灰野敬二 トーク・エッセー 5

音楽評論家っていうのはね、たぶんギター弾いてたと思う。普通の奴より音楽が少しは好きなんだから。露骨に言うけど途中で挫折してるの、みんな。そういう人間も、それ以前に今のほとんどのミュージシャンもね、独創的な音楽で自分をアピールしたかったの初めは。ところがだんだん挫折していって、自分の位置とかを作り出すと、露骨に言うけど、僕のことをすごいって言ってしまえば楽なの、やらなくてすむんだも。そこでリスクをしょわないってことは、すごいって言ってしまうことだし、これは問題発言かもしれないけど、キリスト教とか宗教と全く一緒。みんなジーザスに、イエス様に憧れたり、人がイイことをしているの見てイヤだって奴はまずいないと思うのね。イイことってやっぱりみんなしたいのよ。できなくなるタイミングっていうのはある。それは具体的に言うならば、自分の位置だよ。それを言うことによって百人に睨まれるのは怖いわけ。

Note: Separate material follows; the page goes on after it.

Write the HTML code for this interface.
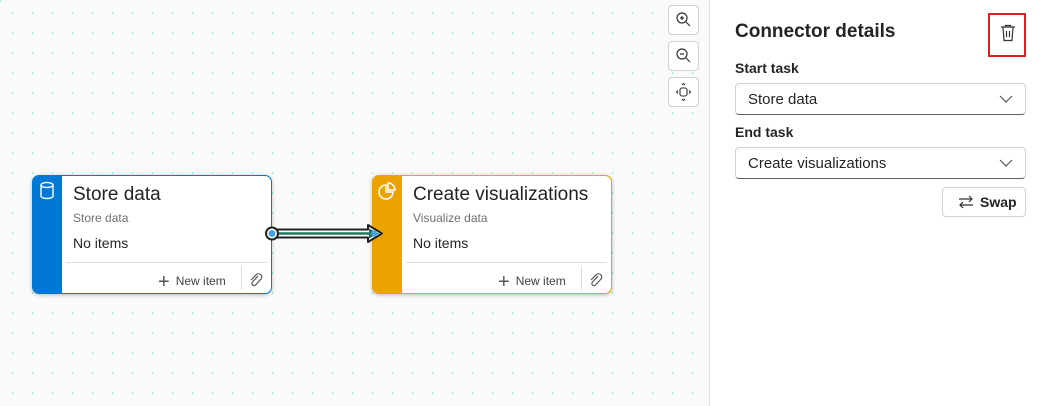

 今日も電車に乗ってて、若い娘が席を譲ったのお年寄りに。それはすごくイイことなんだよね。ところがすごい照れてんだよ。なんで照れなきゃいけないのか、照れるからできなくなっていくんだよ──。照れるべきじゃないんだよね。イイことをした訳じゃない。座ることのできたお婆さんは「どうもありがとう」って言って感謝してる。それが位置なんだ。人の目を気にしなきゃいけない。それはここでダメ、つまらないって言ったならば、評論家連盟があるかどうかわからないけど、そっから睨まれるわけでしょ。問題発言になるんだろうね。
 確かに日本が「村」「島」っていう感覚をすごく持つけど、誤解されたくないけど、足を引っ張るとか、他人の批判をするとか、それはどこにでもあると思う世界中。ただ批判される元ね。例えば正しいって思って、正しいって言い切った時に批判されるのはヨーロッパとか日本じゃないかもしれない。日本人の場合は、まだこれが正しいと思えるものが形成されていない。もう、か、前からかわからない。だって全て情報で知らされてる訳だから、自分で見つけて美味しいって言える人ほとんどいないも。そのことの方が怖い。例えば、実際に向こうの40歳の人が来てくれて、僕の音楽を嫌いな人だってもちろんいる。一回聞いて冗談じゃない、これはロックじゃないって思う奴はブーっていう訳だし。ただしそれはハッキリしてるよ。自分のものを持ってると思うよ。アメリカに住んでる人に聞いてビックリしたんだけど、お母さんが「他の子と違うことやれ!」って言って子供育ててるって。そうしないと目立たないから。